Намереваясь спасти отца, я пропускаю поезд и снова надеваю грубую рабочую одежду. В каюте отцовского парохода потрошу большой батон хлеба и прячу в него молоток, пилки, гаечные ключи, отвёртки и другие инструменты. Дождь льёт как из ведра, когда я отправляюсь в тюрьму. Намок даже батон хлеба. Мой отец не хочет иметь со мной ничего общего, но, стоило тюремщику отвернуться, я указываю на хлеб и делаю пилящие и режущие движения. Тем временем намокший хлеб прогибается под тяжестью инструментов для побега, затем распадается на части, и пилки, молоток, отвёртки, гаечные ключи со звоном рассыпаются по полу.

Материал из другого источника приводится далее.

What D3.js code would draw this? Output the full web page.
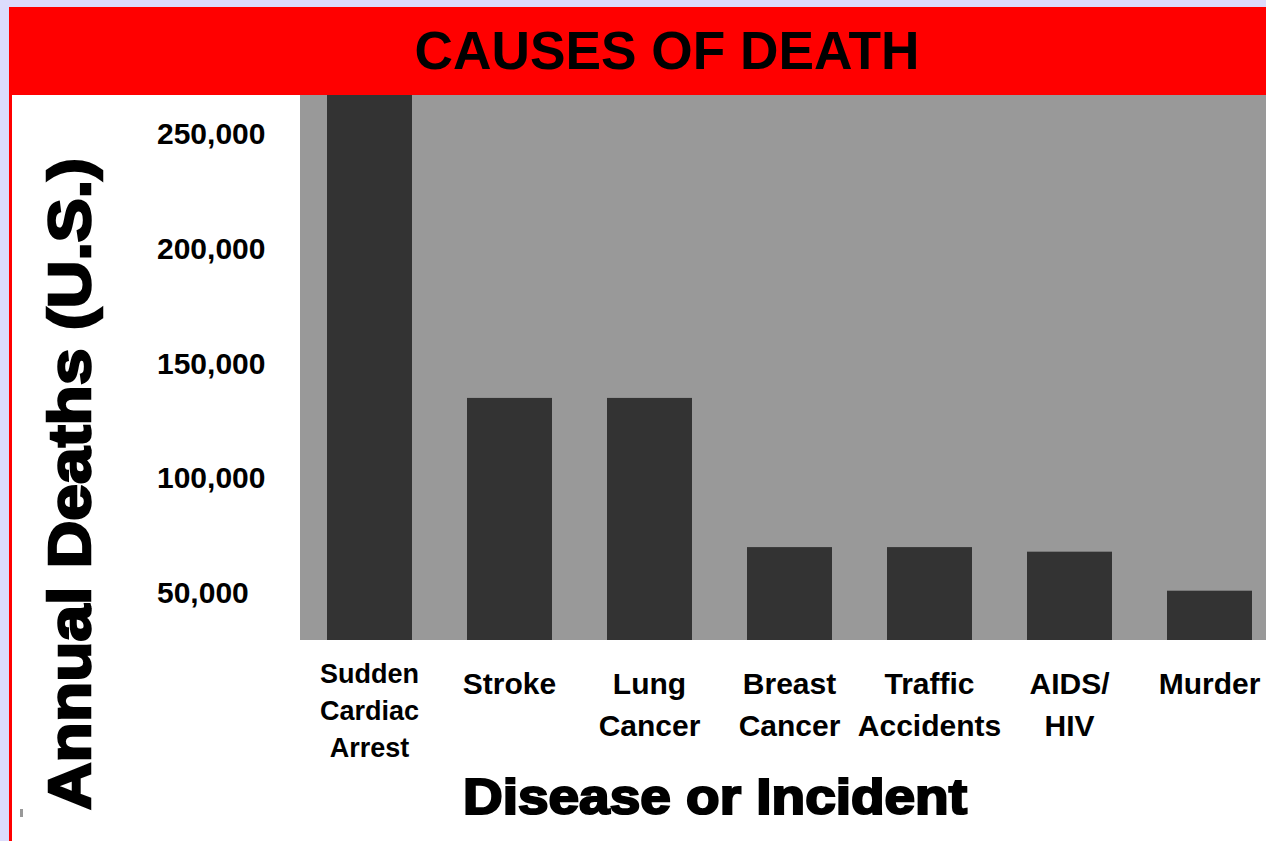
<!DOCTYPE html>
<html>
<head>
<meta charset="utf-8">
<script src="https://cdn.jsdelivr.net/npm/d3@7/dist/d3.min.js"></script>
<style>
  html, body { margin: 0; padding: 0; background: #dcdcfc; }
  svg { display: block; }
  text { font-family: "Liberation Sans", Arial, sans-serif; font-weight: bold; fill: #000; }
</style>
</head>
<body>
<script>
// ---- data ----
const categories = ["Sudden Cardiac Arrest", "Stroke", "Lung Cancer", "Breast Cancer", "Traffic Accidents", "AIDS/ HIV", "Murder"];
const categoryLines = [["Sudden", "Cardiac", "Arrest"], ["Stroke"], ["Lung", "Cancer"], ["Breast", "Cancer"], ["Traffic", "Accidents"], ["AIDS/", "HIV"], ["Murder"]];
const deaths = [325000, 135000, 135000, 70000, 70000, 68000, 51000];
const yTicks = [50000, 100000, 150000, 200000, 250000];
const tickLabels = ["50,000", "100,000", "150,000", "200,000", "250,000"];
const title = "CAUSES OF DEATH";
const xTitle = "Disease or Incident";
const yTitle = "Annual Deaths (U.S.)";

const W = 1266, H = 841;
const plot = { left: 300, right: 1266, top: 95, bottom: 640 };

const svg = d3.select("body").append("svg").attr("width", W).attr("height", H);

// background frame
svg.append("rect").attr("x", 0).attr("y", 0).attr("width", W).attr("height", H).attr("fill", "#dcdcfc");
svg.append("rect").attr("x", 9).attr("y", 7).attr("width", W - 9).attr("height", 88).attr("fill", "#ff0000");
svg.append("rect").attr("x", 9).attr("y", 95).attr("width", 3).attr("height", H - 95).attr("fill", "#ff0000");
svg.append("rect").attr("x", 12).attr("y", 95).attr("width", W - 12).attr("height", H - 95).attr("fill", "#ffffff");
svg.append("rect").attr("x", 20).attr("y", 809).attr("width", 3).attr("height", 8).attr("fill", "#999");

// title
svg.append("text").attr("x", 667).attr("y", 69).attr("text-anchor", "middle")
  .attr("font-size", 53).attr("textLength", 505).attr("lengthAdjust", "spacingAndGlyphs")
  .text(title);

// scales
const x = d3.scaleBand().domain(categories).range([300, 1279]).paddingInner(55 / 140).paddingOuter(27 / 140);
const y = d3.scaleLinear().domain([50000, 250000]).range([593, 134]);

// plot background
svg.append("rect").attr("x", plot.left).attr("y", plot.top)
  .attr("width", plot.right - plot.left).attr("height", plot.bottom - plot.top).attr("fill", "#999999");

svg.append("clipPath").attr("id", "clip").append("rect")
  .attr("x", plot.left).attr("y", plot.top).attr("width", plot.right - plot.left).attr("height", plot.bottom - plot.top);

// bars
svg.append("g").attr("clip-path", "url(#clip)")
  .selectAll("rect").data(categories).join("rect")
  .attr("x", d => x(d))
  .attr("width", x.bandwidth())
  .attr("y", (d, i) => y(deaths[i]))
  .attr("height", (d, i) => plot.bottom - y(deaths[i]))
  .attr("fill", "#333333");

// y axis
const yAxis = svg.append("g").attr("transform", `translate(${plot.left},0)`)
  .call(d3.axisLeft(y).tickValues(yTicks).tickSize(0).tickFormat((d, i) => tickLabels[i]));
yAxis.select(".domain").remove();
yAxis.selectAll("text").attr("x", 157 - plot.left).attr("text-anchor", "start")
  .attr("font-size", 30).attr("fill", "#000").style("font-family", '"Liberation Sans", Arial, sans-serif').style("font-weight", "bold");

// x axis
const xAxis = svg.append("g").attr("transform", `translate(0,${plot.bottom})`)
  .call(d3.axisBottom(x).tickSize(0));
xAxis.select(".domain").remove();
xAxis.selectAll("text").each(function (d, i) {
  const t = d3.select(this);
  const lines = categoryLines[i];
  const small = lines.length === 3;
  t.text(null).attr("y", 0).attr("dy", null).attr("fill", "#000")
    .attr("font-size", small ? 27 : 30)
    .style("font-family", '"Liberation Sans", Arial, sans-serif').style("font-weight", "bold");
  lines.forEach((ln, j) => {
    t.append("tspan").attr("x", 0)
      .attr("y", small ? 43 + j * 37 : 54 + j * 42)
      .text(ln);
  });
});

// axis titles
svg.append("text").attr("x", 715).attr("y", 814).attr("text-anchor", "middle")
  .attr("font-size", 50).attr("stroke", "#000").attr("stroke-width", 2.2)
  .attr("textLength", 504).attr("lengthAdjust", "spacingAndGlyphs")
  .text(xTitle);

svg.append("text").attr("transform", "translate(90,484) rotate(-90)").attr("text-anchor", "middle")
  .attr("font-size", 59).attr("stroke", "#000").attr("stroke-width", 2.5)
  .attr("textLength", 652).attr("lengthAdjust", "spacingAndGlyphs")
  .text(yTitle);
</script>
</body>
</html>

Разгневанный тюремщик бросает меня в другую камеру. Запланированный побег и наводнение были начинены гэгами, которые мы собирались разрабатывать.

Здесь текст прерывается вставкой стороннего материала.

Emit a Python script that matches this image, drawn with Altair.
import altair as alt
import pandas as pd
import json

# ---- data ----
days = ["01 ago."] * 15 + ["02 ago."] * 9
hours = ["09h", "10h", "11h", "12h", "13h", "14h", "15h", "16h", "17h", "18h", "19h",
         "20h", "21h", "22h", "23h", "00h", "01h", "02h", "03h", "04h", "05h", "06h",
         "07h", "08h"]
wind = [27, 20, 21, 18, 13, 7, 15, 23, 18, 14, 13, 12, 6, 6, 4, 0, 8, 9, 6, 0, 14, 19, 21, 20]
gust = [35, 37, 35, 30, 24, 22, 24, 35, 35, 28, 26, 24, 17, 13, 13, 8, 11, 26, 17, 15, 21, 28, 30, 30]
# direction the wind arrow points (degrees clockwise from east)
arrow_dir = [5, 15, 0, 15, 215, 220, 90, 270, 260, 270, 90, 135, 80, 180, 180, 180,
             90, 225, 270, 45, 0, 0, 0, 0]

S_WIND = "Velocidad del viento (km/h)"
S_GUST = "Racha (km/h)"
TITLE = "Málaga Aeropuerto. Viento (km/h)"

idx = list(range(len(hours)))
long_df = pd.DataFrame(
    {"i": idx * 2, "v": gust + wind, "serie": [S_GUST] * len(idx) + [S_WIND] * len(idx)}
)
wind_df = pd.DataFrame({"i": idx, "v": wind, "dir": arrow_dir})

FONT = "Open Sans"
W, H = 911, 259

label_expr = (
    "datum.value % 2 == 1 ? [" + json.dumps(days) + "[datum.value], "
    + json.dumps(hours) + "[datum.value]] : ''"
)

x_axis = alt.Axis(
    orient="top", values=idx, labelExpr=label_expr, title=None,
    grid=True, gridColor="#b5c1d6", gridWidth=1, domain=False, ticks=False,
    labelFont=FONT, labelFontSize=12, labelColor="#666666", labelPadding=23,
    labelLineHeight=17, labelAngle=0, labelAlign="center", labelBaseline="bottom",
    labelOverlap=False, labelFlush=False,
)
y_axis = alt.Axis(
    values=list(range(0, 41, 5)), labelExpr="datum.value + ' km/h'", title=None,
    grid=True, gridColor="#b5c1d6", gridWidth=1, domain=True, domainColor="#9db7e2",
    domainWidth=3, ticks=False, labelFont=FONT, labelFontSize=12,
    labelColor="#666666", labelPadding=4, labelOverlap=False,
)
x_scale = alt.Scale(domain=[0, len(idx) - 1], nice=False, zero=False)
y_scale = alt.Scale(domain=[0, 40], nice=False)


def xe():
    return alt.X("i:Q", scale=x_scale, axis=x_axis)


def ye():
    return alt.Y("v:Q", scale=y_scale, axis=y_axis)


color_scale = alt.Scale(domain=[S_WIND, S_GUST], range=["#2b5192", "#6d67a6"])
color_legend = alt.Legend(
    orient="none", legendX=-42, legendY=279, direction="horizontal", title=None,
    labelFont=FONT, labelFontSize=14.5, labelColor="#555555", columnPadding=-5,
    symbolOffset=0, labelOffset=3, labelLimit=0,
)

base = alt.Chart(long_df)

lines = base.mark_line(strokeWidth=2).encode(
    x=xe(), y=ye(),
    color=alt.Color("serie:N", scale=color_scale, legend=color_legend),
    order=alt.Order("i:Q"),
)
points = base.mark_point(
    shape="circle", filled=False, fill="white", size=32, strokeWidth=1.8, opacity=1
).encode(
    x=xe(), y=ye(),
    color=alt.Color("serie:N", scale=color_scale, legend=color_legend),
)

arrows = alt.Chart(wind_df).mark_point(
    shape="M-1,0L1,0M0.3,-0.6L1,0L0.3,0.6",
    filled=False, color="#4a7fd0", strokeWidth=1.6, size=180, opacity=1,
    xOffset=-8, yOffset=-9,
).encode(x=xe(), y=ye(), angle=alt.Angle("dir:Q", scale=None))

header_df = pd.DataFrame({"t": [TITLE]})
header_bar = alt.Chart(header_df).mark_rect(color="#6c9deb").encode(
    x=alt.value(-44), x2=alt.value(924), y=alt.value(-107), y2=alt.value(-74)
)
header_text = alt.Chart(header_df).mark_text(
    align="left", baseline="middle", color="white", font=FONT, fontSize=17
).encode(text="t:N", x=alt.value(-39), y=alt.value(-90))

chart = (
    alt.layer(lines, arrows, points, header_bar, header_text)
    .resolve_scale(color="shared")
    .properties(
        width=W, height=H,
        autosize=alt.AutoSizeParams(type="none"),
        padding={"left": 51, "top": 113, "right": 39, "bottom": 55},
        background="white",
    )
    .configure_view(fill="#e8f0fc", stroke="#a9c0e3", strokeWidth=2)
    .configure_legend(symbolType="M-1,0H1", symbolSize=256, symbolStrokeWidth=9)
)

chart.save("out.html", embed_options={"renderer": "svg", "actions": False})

Помимо всего прочего, во время съёмок этой картины случилась необыкновенная вещь. Один из помощников Джо Шенка внушил ему, что наводнение губительно для кинокомедии.
— У фильма будет полно врагов, если вы оставите в нём наводнение, — сказал он Джо. — Слишком много людей в стране потеряли своих близких в недавних наводнениях, и они возмутятся, что мы делаем шутку из такой беды.

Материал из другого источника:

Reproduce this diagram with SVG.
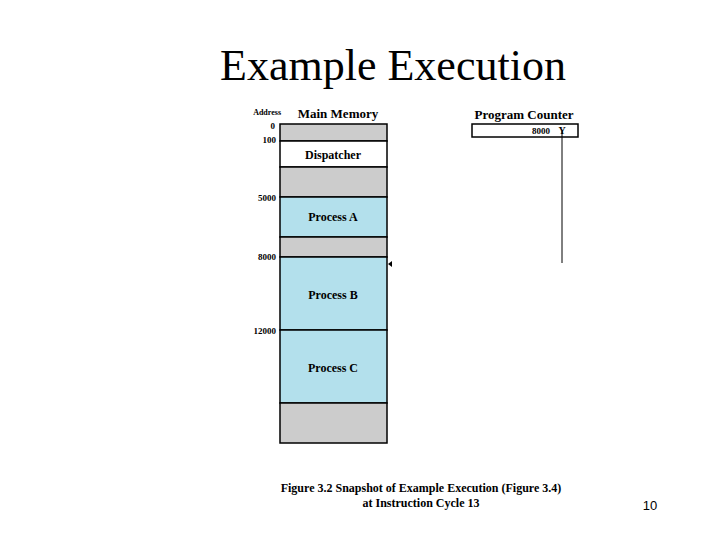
<svg xmlns="http://www.w3.org/2000/svg" width="720" height="540" viewBox="0 0 720 540">
<style>
.s{stroke:#000;stroke-width:1.5}
.g{fill:#cccccc}.b{fill:#b3e0ec}.w{fill:#fff}
.t{font-family:"Liberation Serif",serif;font-weight:bold;fill:#000}
</style>
<rect width="720" height="540" fill="#fff"/>
<text x="393" y="80" text-anchor="middle" font-family="Liberation Serif,serif" font-size="44" fill="#000">Example Execution</text>
<g id="memory">
<rect class="s g" x="280" y="124" width="107" height="17"/>
<g id="dispatcher"><rect class="s w" x="280" y="141" width="107" height="26"/><text class="t" x="333" y="159" text-anchor="middle" font-size="12">Dispatcher</text></g>
<rect class="s g" x="280" y="167" width="107" height="30"/>
<g id="processA"><rect class="s b" x="280" y="197" width="107" height="40"/><text class="t" x="333" y="221" text-anchor="middle" font-size="12">Process A</text></g>
<rect class="s g" x="280" y="237" width="107" height="20"/>
<g id="processB"><rect class="s b" x="280" y="257" width="107" height="73"/><text class="t" x="333" y="299" text-anchor="middle" font-size="12">Process B</text></g>
<g id="processC"><rect class="s b" x="280" y="330" width="107" height="73"/><text class="t" x="333" y="372" text-anchor="middle" font-size="12">Process C</text></g>
<rect class="s g" x="280" y="403" width="107" height="40"/>
</g>
<g id="labels">
<text class="t" x="281" y="115" font-size="8" font-weight="normal" text-anchor="end">Address</text>
<text class="t" x="338" y="118" font-size="13" text-anchor="middle">Main Memory</text>
<text class="t" x="275" y="129" font-size="9" text-anchor="end">0</text>
<text class="t" x="276" y="143" font-size="9" text-anchor="end">100</text>
<text class="t" x="276" y="201" font-size="9" text-anchor="end">5000</text>
<text class="t" x="276" y="260" font-size="9" text-anchor="end">8000</text>
<text class="t" x="276" y="334" font-size="9" text-anchor="end">12000</text>
</g>
<g id="pc">
<text class="t" x="524" y="119" text-anchor="middle" font-size="13">Program Counter</text>
<rect x="472" y="124" width="106" height="13" fill="#fff" stroke="#000" stroke-width="1.5"/>
<text class="t" x="550" y="134" text-anchor="end" font-size="9">8000</text>
<text class="t" x="562" y="134" text-anchor="middle" font-size="10">Y</text>
</g>
<g id="connectors">
<line x1="562" y1="131" x2="562" y2="263" stroke="#000" stroke-width="1"/>
<polygon points="388,264 392,261 392,267" fill="#000"/>
</g>
<text class="t" x="421" y="492" text-anchor="middle" font-size="12">Figure 3.2  Snapshot of Example Execution (Figure 3.4)</text>
<text class="t" x="421" y="507" text-anchor="middle" font-size="12">at Instruction Cycle 13</text>
<text x="650" y="510" text-anchor="middle" font-family="Liberation Sans,sans-serif" font-size="13" fill="#000">10</text>
</svg>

Шенк передал мне его слова, и я указал, что одним из крупнейших успехов Чаплина был фильм «На плечо!» (Shoulder arms), в котором вышучивается война и всё, что с ней связано.
— Чаплин сделал этот фильм в тысяча девятьсот девятнадцатом, через год после окончания мировой войны, — сказал я, — и никто не возражал. В том числе матери с золотыми звёздами, потерявшие своих сыновей.
Но на этот раз добродушый Джо Шенк был твёрд, как адамант.
Убедившись, что он не передумает, я спросил Фреда Габури, моего технического директора, во сколько обойдётся переделать трудоёмкие уличные декорации стоимостью 100 тысяч долларов, если мы устроим ураган вместо наводнения.